# [SOLVED] I Lost my map file and now i only have the bsp file



## razgriz (Nov 19, 2008)

Hi i created a map for Jedi Knight Jedi Academy several months ago. I recently reformatted my computer several times and lost a few things including this map. I was wondering if someone could convert the .bsp file to a .map file for me because i try to do it myself and i could not. Link is: http://hdnetpatrol.tripod.com/planetary_base_V1.0.zip

The bsp file is in the map folder.



please PM me for my email address.



As a side note:

dose anyone know of a scripting Tutorial for Star Trek Elite Force 2
The quality of witch is equal to this Tutorial for jka (http://www.richdiesal.map-craft.com/tutorials/)


----------



## -WOLF- (Jan 17, 2009)

*Re: I Lost my map file and now i only have the bsp file*

you could try renaming it to .map, other then that you would have to create the map again.


----------



## razgriz (Nov 19, 2008)

*Re: above post*

Renaming the file would not work because the file structure is different.
For example to view a bsp file a person would need a program like XVI32. However to view a map file a person would need any old hex editor.


----------



## Aus_Karlos (Mar 10, 2007)

*Re: I Lost my map file and now i only have the bsp file*



> Decompiling is a very touchy subject amoung map makers, i suggest this tool is used sparingly and only on Maps you have permission for.
> 
> The only reason to decompile a map is to learn how things are done.
> to find out what entities were used how they linked and such forth.
> ...


As i do not own Jedi Knight nor Gradient you will have to try this out your self.
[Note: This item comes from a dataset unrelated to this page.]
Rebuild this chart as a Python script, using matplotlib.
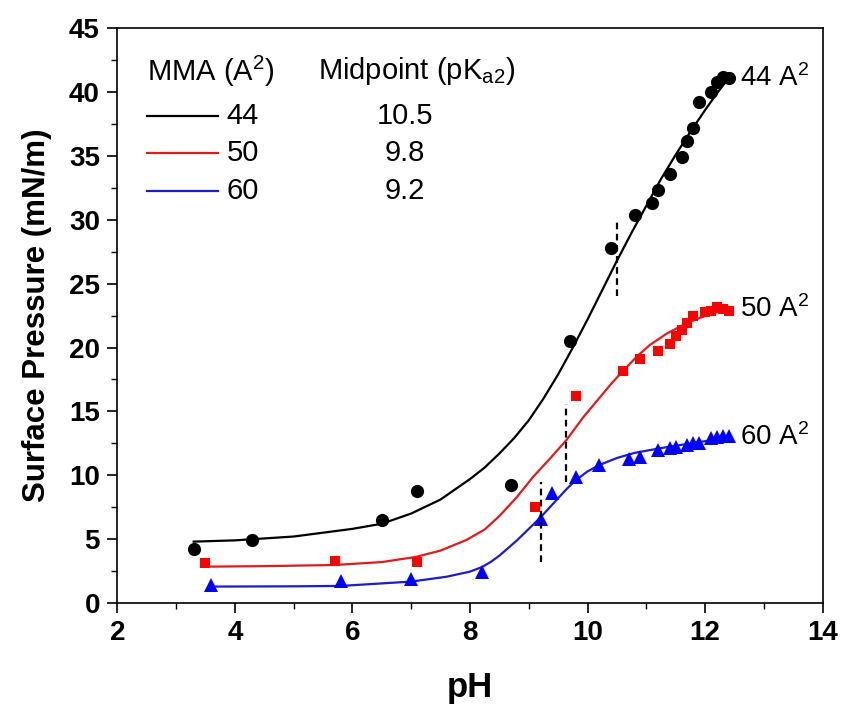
import matplotlib
matplotlib.use("Agg")
import matplotlib.pyplot as plt
from matplotlib.ticker import MultipleLocator

# measured points
ph_44 = [3.3, 4.3, 6.5, 7.1, 8.7, 9.7, 10.4, 10.8, 11.1, 11.2, 11.4, 11.6, 11.7, 11.8, 11.9, 12.1, 12.2, 12.3, 12.4]
sp_44 = [4.2, 4.9, 6.5, 8.8, 9.2, 20.5, 27.8, 30.4, 31.3, 32.3, 33.6, 34.9, 36.2, 37.2, 39.2, 40.0, 40.8, 41.2, 41.1]

ph_50 = [3.5, 5.7, 7.1, 9.1, 9.8, 10.6, 10.9, 11.2, 11.4, 11.5, 11.6, 11.7, 11.8, 12.0, 12.1, 12.2, 12.3, 12.4]
sp_50 = [3.15, 3.3, 3.2, 7.5, 16.2, 18.2, 19.1, 19.7, 20.3, 20.9, 21.4, 21.9, 22.5, 22.8, 22.9, 23.2, 23.0, 22.9]

ph_60 = [3.6, 5.8, 7.0, 8.2, 9.2, 9.4, 9.8, 10.2, 10.7, 10.9, 11.2, 11.4, 11.5, 11.7, 11.8, 11.9, 12.1, 12.2, 12.3, 12.4]
sp_60 = [1.4, 1.7, 1.85, 2.4, 6.55, 8.6, 9.9, 10.8, 11.3, 11.45, 12.0, 12.1, 12.2, 12.4, 12.5, 12.55, 12.9, 13.0, 13.05, 13.05]

# fitted curves
fit_ph_44 = [3.3, 4.0, 5.0, 6.0, 6.5, 7.0, 7.5, 8.0, 8.25, 8.5, 8.75, 9.0, 9.25, 9.5, 9.75, 10.0, 10.25,
             10.5, 10.75, 11.0, 11.25, 11.5, 11.75, 12.0, 12.2, 12.4]
fit_sp_44 = [4.8, 4.9, 5.2, 5.8, 6.2, 7.0, 8.1, 9.7, 10.6, 11.7, 12.9, 14.3, 16.0, 17.9, 20.0, 22.2, 24.5,
             26.8, 29.0, 31.1, 33.2, 35.1, 36.9, 38.6, 39.9, 41.1]

fit_ph_50 = [3.5, 4.5, 5.7, 6.5, 7.08, 7.5, 7.94, 8.25, 8.5, 8.8, 9.08, 9.36, 9.64, 9.92, 10.21, 10.41, 10.61,
             10.84, 11.06, 11.35, 11.68, 11.9, 12.14, 12.42]
fit_sp_50 = [2.84, 2.88, 2.97, 3.2, 3.6, 4.1, 4.93, 5.75, 6.8, 8.3, 9.9, 11.3, 12.75, 14.5, 16.1, 17.2, 18.2,
             19.3, 20.2, 21.1, 21.9, 22.3, 22.7, 23.0]

fit_ph_60 = [3.6, 5.0, 5.8, 7.0, 7.6, 8.0, 8.2, 8.35, 8.5, 8.65, 8.8, 9.0, 9.2, 9.35, 9.5, 9.65, 9.8, 10.0,
             10.2, 10.5, 10.8, 11.1, 11.35, 11.9, 12.42]
fit_sp_60 = [1.28, 1.3, 1.33, 1.67, 2.05, 2.45, 2.8, 3.2, 3.7, 4.3, 4.9, 5.8, 6.7, 7.45, 8.2, 8.95, 9.6, 10.3,
             10.8, 11.35, 11.75, 12.0, 12.2, 12.6, 12.95]

# midpoint markers: x, y bottom, y top
mid_x = [10.5, 9.63, 9.2]
mid_lo = [24.0, 9.5, 3.2]
mid_hi = [30.0, 15.6, 9.5]

mma = ["44", "50", "60"]
pka = ["10.5", "9.8", "9.2"]

plt.rcParams.update({
    "font.family": "Liberation Sans",
    "mathtext.fontset": "custom",
    "mathtext.rm": "Liberation Sans",
    "mathtext.it": "Liberation Sans:italic",
    "mathtext.bf": "Liberation Sans:bold",
    "axes.linewidth": 1.2,
    "xtick.direction": "out",
    "ytick.direction": "out",
    "xtick.major.size": 7.5,
    "ytick.major.size": 7.5,
    "xtick.minor.size": 4.5,
    "ytick.minor.size": 4.5,
    "xtick.major.width": 1.2,
    "ytick.major.width": 1.2,
    "xtick.minor.width": 1.0,
    "ytick.minor.width": 1.0,
})

LINE_COLORS = ["black", "#dd1c1c", "#1c1cc8"]
MARK_COLORS = ["black", "red", "blue"]

fig = plt.figure(figsize=(8.43, 7.11), dpi=100)
ax = fig.add_axes([0.1391, 0.152, 0.8368, 0.8082])

fits = [(fit_ph_44, fit_sp_44), (fit_ph_50, fit_sp_50), (fit_ph_60, fit_sp_60)]
points = [(ph_44, sp_44, "o", 9.5), (ph_50, sp_50, "s", 7.5), (ph_60, sp_60, "^", 9.5)]

for (fx, fy), lc in zip(fits, LINE_COLORS):
    ax.plot(fx, fy, color=lc, linewidth=1.6, zorder=2)
for (px, py, mk, ms), mc in zip(points, MARK_COLORS):
    ax.plot(px, py, linestyle="None", marker=mk, markersize=ms, color=mc, markeredgewidth=0, zorder=3)

for x, lo, hi in zip(mid_x, mid_lo, mid_hi):
    ax.plot([x, x], [lo, hi], color="black", linestyle=(0, (3, 2)), linewidth=1.6, zorder=4)

# curve labels on the right
for lab, fy in zip(mma, [fit_sp_44, fit_sp_50, fit_sp_60]):
    ax.text(12.6, fy[-1], f"{lab} A$^{{2}}$", fontsize=20, va="center", ha="left")

# table-like legend
ax.text(0.042, 0.925, "MMA (A$^{2}$)", transform=ax.transAxes, fontsize=21, va="center")
ax.text(0.285, 0.925, "Midpoint (pK$_{\\mathrm{a2}}$)", transform=ax.transAxes, fontsize=21, va="center")
rows_y = [0.847, 0.783, 0.716]
for lab, val, c, ry in zip(mma, pka, LINE_COLORS, rows_y):
    ax.plot([0.042, 0.143], [ry, ry], color=c, linewidth=1.6, transform=ax.transAxes)
    ax.text(0.155, ry, lab, transform=ax.transAxes, fontsize=21, va="center")
    ax.text(0.408, ry, val, transform=ax.transAxes, fontsize=21, va="center", ha="center")

ax.set_xlim(2, 14)
ax.set_ylim(0, 45)
ax.xaxis.set_major_locator(MultipleLocator(2))
ax.xaxis.set_minor_locator(MultipleLocator(1))
ax.yaxis.set_major_locator(MultipleLocator(5))
ax.yaxis.set_minor_locator(MultipleLocator(2.5))
ax.tick_params(which="both", top=False, right=False)
ax.tick_params(labelsize=20, pad=5)
for t in ax.get_xticklabels() + ax.get_yticklabels():
    t.set_fontweight("bold")

ax.set_xlabel("pH", fontsize=25, fontweight="bold", labelpad=18)
ax.set_ylabel("Surface Pressure (mN/m)", fontsize=22.5, fontweight="bold", labelpad=12)

fig.savefig("out.png", dpi=100)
Hope it goes well.

Source - http://www.setbb.com/phpbb/viewtopic.php?t=21&sid=75456697fd9e2c3cb064a796865d028b&mforum=aussie


----------



## razgriz (Nov 19, 2008)

*Re: I Lost my map file and now i only have the bsp file*

Thank you i got it to work

Side Note


I created the map in 2007

i lost the map file when i reformatted my computer


----------